箱根カントリー倶楽部は、箱根仙石原の奥詰近くにあります。初め奥箱根カントリー倶楽部にしようという案が出たのを、設計の赤星四郎が「何も遠慮することはない、箱根カントリー倶楽部にしよう」と励ましたという記録が『三十周年史』に残っています。

箱根仙石原に最初にゴルフ場を造ろうと考えたのは意外や意外、宮内省でした。昭和3年(1928年)湖尻に、外国使節待遇のためゴルフ場を造ったらどうだという企画が立てられたらしいのですが、実現しなかったのです。

画像1: 【目指せゴルフの雑学王】仙石原に開けた別天地「箱根カントリー倶楽部」

そのうち昭和5年には、仙石ゴルフコースが先に生まれます。
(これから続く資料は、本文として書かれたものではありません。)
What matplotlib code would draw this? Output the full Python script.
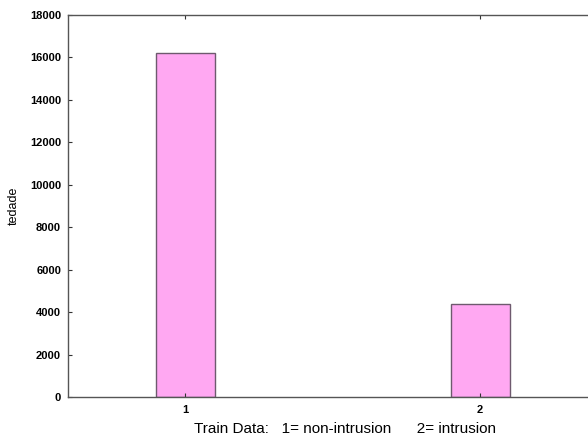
import matplotlib

matplotlib.use("Agg")
import matplotlib.pyplot as plt

# train data class counts: 1 = non-intrusion, 2 = intrusion
classes = [1, 2]
counts = [16200, 4380]
y_ticks = list(range(0, 18001, 2000))

plt.rcParams["font.family"] = ["Liberation Sans", "DejaVu Sans"]

fig = plt.figure(figsize=(5.88, 4.37), dpi=100)
ax = fig.add_axes((0.1156, 0.0915, 0.8844, 0.8742))

ax.bar(classes, counts, width=0.2, color="#ffa8f2", edgecolor="#6e5a6e", lw=1.0)

ax.set_xlim(0.603, 2.366)
ax.set_ylim(0, 18000)
ax.set_xticks(classes)
ax.set_yticks(y_ticks)
ax.tick_params(axis="both", direction="in", length=3, width=0.8,
               labelsize=8, colors="#333333", labelcolor="black")
ax.tick_params(axis="x", top=True, pad=6)
ax.tick_params(axis="y", pad=5)
for lbl in ax.get_xticklabels() + ax.get_yticklabels():
    lbl.set_fontweight("bold")

for side in ("left", "bottom", "top"):
    ax.spines[side].set_color("#555555")
    ax.spines[side].set_linewidth(1.0)
ax.spines["right"].set_visible(False)

ax.set_ylabel("tedade", fontsize=9)
ax.yaxis.set_label_coords(-0.092, 0.5)
ax.set_xlabel("Train Data:   1= non-intrusion      2= intrusion", fontsize=11)
ax.xaxis.set_label_coords(0.533, -0.065)

fig.savefig("out.png", dpi=100)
それから第2次大戦を挟んで20数年、昭和27年頃になって、仙石原の大部分を所有する渋沢系箱根温泉供給株式会社を中心に、パブリック18ホール、メンバーシップ18ホール、乗馬、スイミングなどアナザースポーツ施設、ホテルまで網羅した大規模リゾートが計画されます。

画像2: 【目指せゴルフの雑学王】仙石原に開けた別天地「箱根カントリー倶楽部」

まず、国立公園内での事業認可を受けるために奥箱根興業㈱を設立。社長に後に日高CCを創立する高橋修一が就任しています。父・修一に同行することが多かった高橋正孝は、当時の仙石原は湿原だったと語っています。仙石原は1000メートル級の火山群に囲まれた標高650メートルのカルデラ火口原で、噴火で堰き止められた早川が芦ノ湖を生み、古仙石原湖を沼沢にし、湿原にし、最後に草原にしたのだそうです。

画像3: 【目指せゴルフの雑学王】仙石原に開けた別天地「箱根カントリー倶楽部」

その動きの中にある仙石原を見て、設計の赤星四郎は、「日本では、これ以後これ以上広大なゴルフ場適地は望めないだろう」と激賞しています。